İnsan, bütün eylemlerini tekabül ettiği şeye istinaden gerçekleştirir.
Yapılıp edilen şey, yapılıp edildiğinde husule getireceği şeyin bedelini ödemekten başka bir şeyi temsil etmez. Çalışırız çünkü iaşemizi temin etmeli, yığarız çünkü zor günlere bir şeyler saklamalı, severiz çünkü sevilmeli, bağırırız çünkü duyulmalıyız.
Okuruz çünkü diye başlayacak bir cümleye sığdırılabilecek bütün anlamlar insan teki kadar fazladır. Kimi sadra şifa bir satıra, kimi yadsıyacağı duyguların antilerini cümlelerde aramaya, kimi yutkunduğu bütün haksızlıklar, vurdumduymazlıklar, ihanetler, nankörlükler, adaletsizliklere kendisinden daha derli toplu okkalı cümlelere tesadüf etmenin ümidiyle bir metne yaklaşabilir. Ne kadar insan o kadar okuma gerekçesi…

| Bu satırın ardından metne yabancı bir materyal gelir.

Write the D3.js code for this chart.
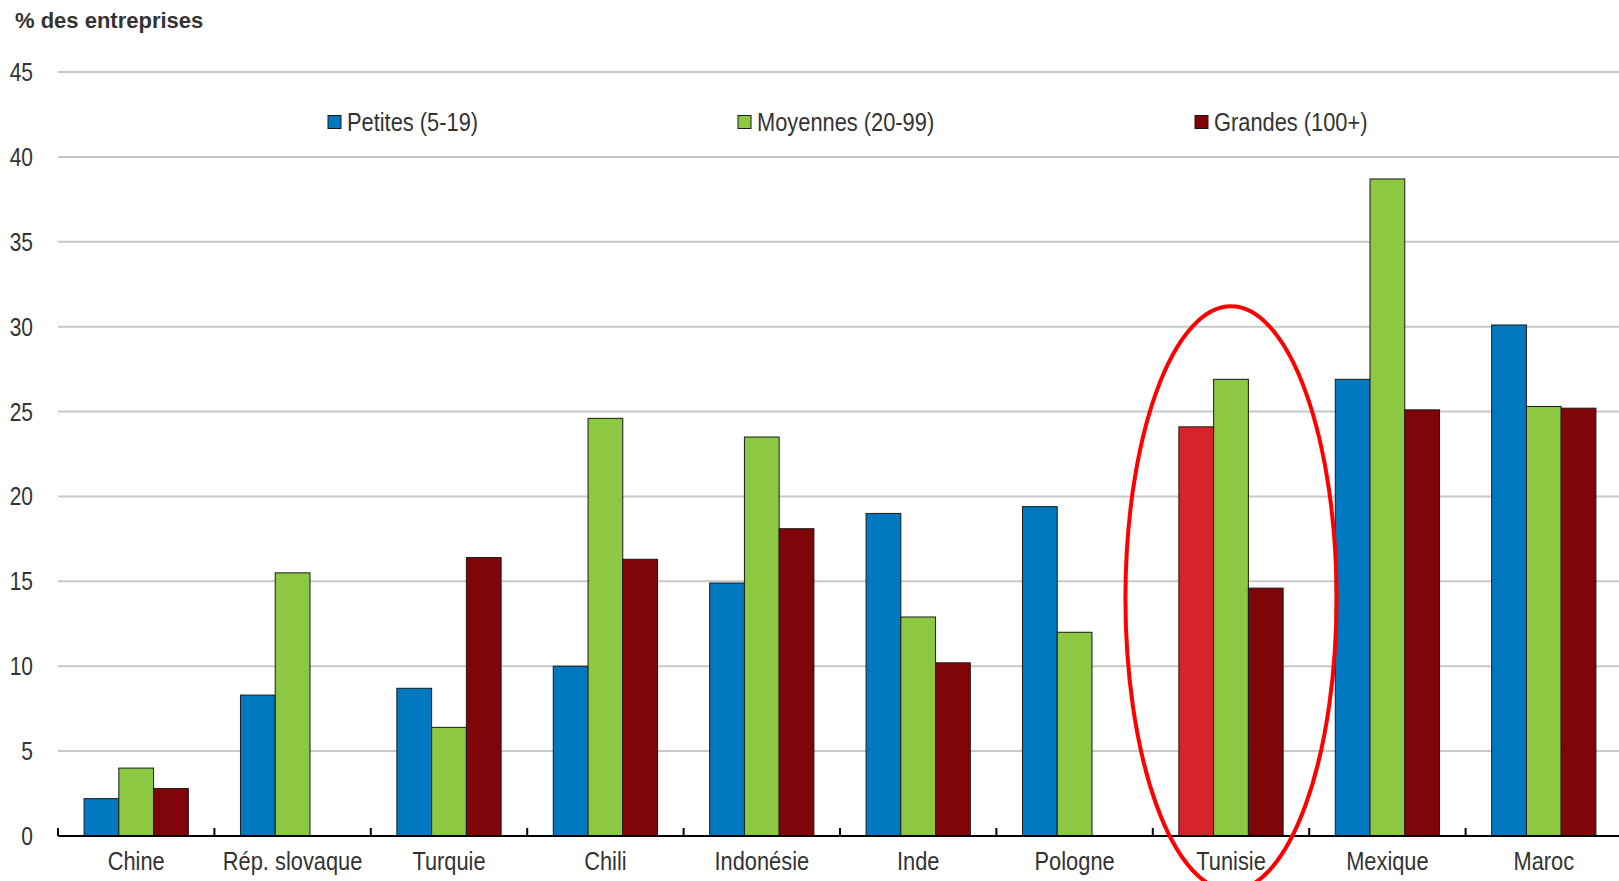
<!DOCTYPE html>
<html><head><meta charset="utf-8">
<script src="https://cdn.jsdelivr.net/npm/d3@7"></script>
<style>body{margin:0;background:#fff}svg{display:block}</style>
</head><body>
<svg id="c" width="1619" height="881"></svg>
<script>
const categories = ["Chine","Rép. slovaque","Turquie","Chili","Indonésie","Inde","Pologne","Tunisie","Mexique","Maroc"];
const petites  = [2.2, 8.3, 8.7, 10.0, 14.9, 19.0, 19.4, 24.1, 26.9, 30.1];
const moyennes = [4.0, 15.5, 6.4, 24.6, 23.5, 12.9, 12.0, 26.9, 38.7, 25.3];
const grandes  = [2.8, null, 16.4, 16.3, 18.1, 10.2, null, 14.6, 25.1, 25.2];
const seriesNames = ["Petites (5-19)","Moyennes (20-99)","Grandes (100+)"];
const seriesColors = ["#0179C0","#8CC841","#7F0508"];
const highlightCategory = "Tunisie";
const highlightColor = "#D9232A";
const yTicks = [0,5,10,15,20,25,30,35,40,45];
const yLabel = "% des entreprises";

(function(){
const svg = d3.select("#c");
const font = "'Liberation Sans',Arial,sans-serif";
const sx = 0.84; // narrow face emulation
const pl = 58, pr = 1622, pt = 72, pb = 836;

const x0 = d3.scaleBand().domain(categories).range([pl, pr]).padding(0);
const step = x0.bandwidth();
const x1 = d3.scaleBand().domain(d3.range(3)).range([step/6, step*5/6]).padding(0);
const y = d3.scaleLinear().domain([0,45]).range([pb, pt]);

svg.append("g").selectAll("line").data(yTicks.filter(t=>t>0)).join("line")
  .attr("x1", pl).attr("x2", 1619)
  .attr("y1", d=>y(d)).attr("y2", d=>y(d))
  .attr("stroke", "#C8C8C8").attr("stroke-width", 2);

svg.append("g").selectAll("text").data(yTicks).join("text")
  .attr("transform", d=>`translate(33,${y(d)}) scale(${sx},1)`)
  .attr("dy","0.36em")
  .attr("text-anchor","end")
  .attr("font-family", font).attr("font-size", 25).attr("fill","#333")
  .text(d=>d);

svg.append("text").attr("x", 15).attr("y", 28)
  .attr("font-family", font).attr("font-weight","bold")
  .attr("font-size", 22).attr("fill","#333").text(yLabel);

const series = [petites, moyennes, grandes];
const flat = [];
categories.forEach((c,i)=>series.forEach((s,j)=>{ if (s[i]!=null) flat.push({c, j, v:s[i]}); }));
svg.append("g").selectAll("rect").data(flat).join("rect")
  .attr("x", d=>x0(d.c)+x1(d.j))
  .attr("width", x1.bandwidth())
  .attr("y", d=>y(d.v))
  .attr("height", d=>y(0)-y(d.v))
  .attr("fill", d=> (d.c===highlightCategory && d.j===0) ? highlightColor : seriesColors[d.j])
  .attr("stroke", "#1a1a1a").attr("stroke-width", 1);

svg.append("line").attr("x1", pl).attr("x2", 1619).attr("y1", y(0)).attr("y2", y(0))
  .attr("stroke","#000").attr("stroke-width",2);
svg.append("g").selectAll("line").data(categories).join("line")
  .attr("x1", d=>x0(d)).attr("x2", d=>x0(d))
  .attr("y1", y(0)).attr("y2", y(0)-8)
  .attr("stroke","#000").attr("stroke-width",2);

svg.append("g").selectAll("text").data(categories).join("text")
  .attr("transform", d=>`translate(${x0(d)+step/2},870) scale(${sx},1)`)
  .attr("text-anchor","middle")
  .attr("font-family", font).attr("font-size", 26).attr("fill","#333")
  .text(d=>d);

const legendX = [328, 738, 1195];
const lg = svg.append("g").selectAll("g").data(seriesNames).join("g")
  .attr("transform", (d,i)=>`translate(${legendX[i]},122)`);
lg.append("rect").attr("x",0).attr("y",-6.5).attr("width",13).attr("height",13)
  .attr("fill",(d,i)=>seriesColors[i]).attr("stroke","#1a1a1a").attr("stroke-width",1);
lg.append("text").attr("transform", `translate(19,0) scale(${sx},1)`).attr("dy","0.36em")
  .attr("font-family", font).attr("font-size", 26).attr("fill","#333").text(d=>d);

svg.append("ellipse")
  .attr("cx", x0(highlightCategory)+step/2)
  .attr("cy", y(14.0))
  .attr("rx", step*0.675)
  .attr("ry", y(0)-y(17.2))
  .attr("fill","none").attr("stroke","#FF0000").attr("stroke-width",4);
})();
</script>
</body></html>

Okunanın ne söylediği kimi zaman okurun umurunda olmaya da bilir. “Ben bunu anlıyorum.” deyip de altından kalkamayacağı hemen hiçbir cümle bırakmama aymazlığını savunmayı erdem sayacak ampirik okur, istatistiki birtakım verilerle ölçülmeye kalkılsa birileri adına utanmaktan başımızı yerden kaldıramama sorumluluğu da Allah bilir ya yine bize düşecektir.

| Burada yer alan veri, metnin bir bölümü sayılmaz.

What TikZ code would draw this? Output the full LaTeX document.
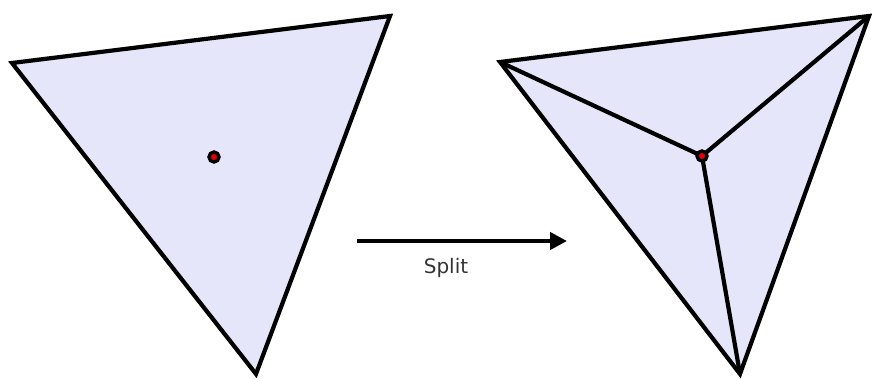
\documentclass[tikz,border=0pt]{standalone}
\usepackage{fontspec}
\setmainfont{DejaVu Sans}
\usepackage{tikz}
\usetikzlibrary{arrows.meta, positioning}
\definecolor{facefill}{RGB}{230, 230, 250}
\definecolor{dotred}{RGB}{230, 0, 0}

\begin{document}
\begin{tikzpicture}[x=1pt, y=-1pt,
		tri/.style={draw=black, line width=4.2pt, line join=miter, fill=facefill},
		edge/.style={draw=black, line width=4.2pt},
		dot/.style={circle, draw=black, line width=3.4pt, fill=dotred, inner sep=0pt, minimum size=10pt},
		lbl/.style={font=\fontsize{20}{24}\selectfont, text=black!80}
	]
	\useasboundingbox (0,0) rectangle (872,379);
	% before
	\coordinate (a1) at (12,63);
	\coordinate (a2) at (390,16);
	\coordinate (a3) at (256,374);
	\path[tri] (a1) -- (a2) -- (a3) -- cycle;
	\node[dot] (p1) at (214,157) {};
	% after
	\coordinate (b1) at (500,62);
	\coordinate (b2) at (869,16);
	\coordinate (b3) at (740,374);
	\path[tri] (b1) -- (b2) -- (b3) -- cycle;
	\coordinate (c) at (702,156);
	\draw[edge] (c) -- (b1);
	\draw[edge] (c) -- (b2);
	\draw[edge] (c) -- (b3);
	\node[dot] (p2) at (c) {};
	% step
	\coordinate (s1) at (357,241);
	\coordinate (s2) at (567,241);
	\draw[line width=4.2pt, -{Triangle[length=17pt, width=17pt]}] (s1) -- (s2);
	\node[lbl] (split) at (446,268) {Split};
\end{tikzpicture}
\end{document}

Metnin sarahaten beyan ettiği şeylerin dahi üstünü örtebildiği, gizemli hâle büründürebildiği kadar kendisine ayrıcalıklı bir konum tayin eden yahut kendi anlayış seviyesini diğerlerinden daha üstte görerek metne tam anlamıyla doğru anlamı kendisinin yüklediği vehmiyle hareket eden kişi sayısını da öyle bir çırpıda dile getirmek çok da mümkün değil. Onlar adına utanmak değil belki fakat yer yer üzülmek düşer payımıza.
Metni, serbest bırakmalı.
Anladığımız iddiasıyla dar kalıplara sığdırıp yüzeysel ifadelerle aktarma hevesini bir kenara bırakmalıyız.
Söylediği şey, bizim ona söylettiğimiz şey değildir.
Metin, kendi başına söylemeye her dem devam eden bir fenomendir.
Budur bilmem kaç yüz sene sonra bile bilmem kaç yüz sene önce kaleme alınmış eserleri okunabilir, okunabilecek kılan.
Duyduğun, söylenilen değilse, dile getirdiğin de aslına rücu eden bir hakikati izhar çabası değil, yalnız aldanışın üstü örtülü emarelerini yük diye taşıtacaktır.